■ **Provided material**:
|---|
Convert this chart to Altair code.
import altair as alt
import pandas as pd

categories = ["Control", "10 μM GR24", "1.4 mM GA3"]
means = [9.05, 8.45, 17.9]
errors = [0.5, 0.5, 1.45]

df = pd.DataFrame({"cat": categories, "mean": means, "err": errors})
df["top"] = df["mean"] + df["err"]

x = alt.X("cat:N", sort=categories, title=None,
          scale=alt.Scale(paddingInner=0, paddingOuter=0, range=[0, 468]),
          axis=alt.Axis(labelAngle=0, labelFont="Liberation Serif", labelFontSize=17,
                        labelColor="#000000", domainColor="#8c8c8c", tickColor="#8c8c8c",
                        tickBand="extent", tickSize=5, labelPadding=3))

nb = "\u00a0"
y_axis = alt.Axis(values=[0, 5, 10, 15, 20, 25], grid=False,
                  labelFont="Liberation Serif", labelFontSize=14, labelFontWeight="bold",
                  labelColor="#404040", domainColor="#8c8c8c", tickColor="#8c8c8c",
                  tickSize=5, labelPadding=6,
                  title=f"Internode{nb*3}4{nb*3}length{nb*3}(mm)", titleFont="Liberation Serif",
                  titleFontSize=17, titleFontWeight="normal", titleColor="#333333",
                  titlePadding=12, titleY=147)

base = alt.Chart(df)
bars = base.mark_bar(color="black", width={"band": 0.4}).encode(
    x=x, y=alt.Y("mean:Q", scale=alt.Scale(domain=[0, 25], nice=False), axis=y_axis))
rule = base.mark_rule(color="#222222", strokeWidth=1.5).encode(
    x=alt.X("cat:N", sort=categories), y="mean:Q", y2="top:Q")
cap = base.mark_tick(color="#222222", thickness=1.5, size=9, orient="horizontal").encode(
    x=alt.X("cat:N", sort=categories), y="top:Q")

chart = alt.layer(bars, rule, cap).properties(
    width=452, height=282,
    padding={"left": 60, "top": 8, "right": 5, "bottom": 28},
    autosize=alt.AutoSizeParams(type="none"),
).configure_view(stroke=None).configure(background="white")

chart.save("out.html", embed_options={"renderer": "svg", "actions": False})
|---|
■ **Directive**:
Write each line above out exactly.

■ **Output for this exercise**:
Convert this chart to Altair code.
import altair as alt
import pandas as pd

categories = ["Control", "10 μM GR24", "1.4 mM GA3"]
means = [9.05, 8.45, 17.9]
errors = [0.5, 0.5, 1.45]

df = pd.DataFrame({"cat": categories, "mean": means, "err": errors})
df["top"] = df["mean"] + df["err"]

x = alt.X("cat:N", sort=categories, title=None,
          scale=alt.Scale(paddingInner=0, paddingOuter=0, range=[0, 468]),
          axis=alt.Axis(labelAngle=0, labelFont="Liberation Serif", labelFontSize=17,
                        labelColor="#000000", domainColor="#8c8c8c", tickColor="#8c8c8c",
                        tickBand="extent", tickSize=5, labelPadding=3))

nb = "\u00a0"
y_axis = alt.Axis(values=[0, 5, 10, 15, 20, 25], grid=False,
                  labelFont="Liberation Serif", labelFontSize=14, labelFontWeight="bold",
                  labelColor="#404040", domainColor="#8c8c8c", tickColor="#8c8c8c",
                  tickSize=5, labelPadding=6,
                  title=f"Internode{nb*3}4{nb*3}length{nb*3}(mm)", titleFont="Liberation Serif",
                  titleFontSize=17, titleFontWeight="normal", titleColor="#333333",
                  titlePadding=12, titleY=147)

base = alt.Chart(df)
bars = base.mark_bar(color="black", width={"band": 0.4}).encode(
    x=x, y=alt.Y("mean:Q", scale=alt.Scale(domain=[0, 25], nice=False), axis=y_axis))
rule = base.mark_rule(color="#222222", strokeWidth=1.5).encode(
    x=alt.X("cat:N", sort=categories), y="mean:Q", y2="top:Q")
cap = base.mark_tick(color="#222222", thickness=1.5, size=9, orient="horizontal").encode(
    x=alt.X("cat:N", sort=categories), y="top:Q")

chart = alt.layer(bars, rule, cap).properties(
    width=452, height=282,
    padding={"left": 60, "top": 8, "right": 5, "bottom": 28},
    autosize=alt.AutoSizeParams(type="none"),
).configure_view(stroke=None).configure(background="white")

chart.save("out.html", embed_options={"renderer": "svg", "actions": False})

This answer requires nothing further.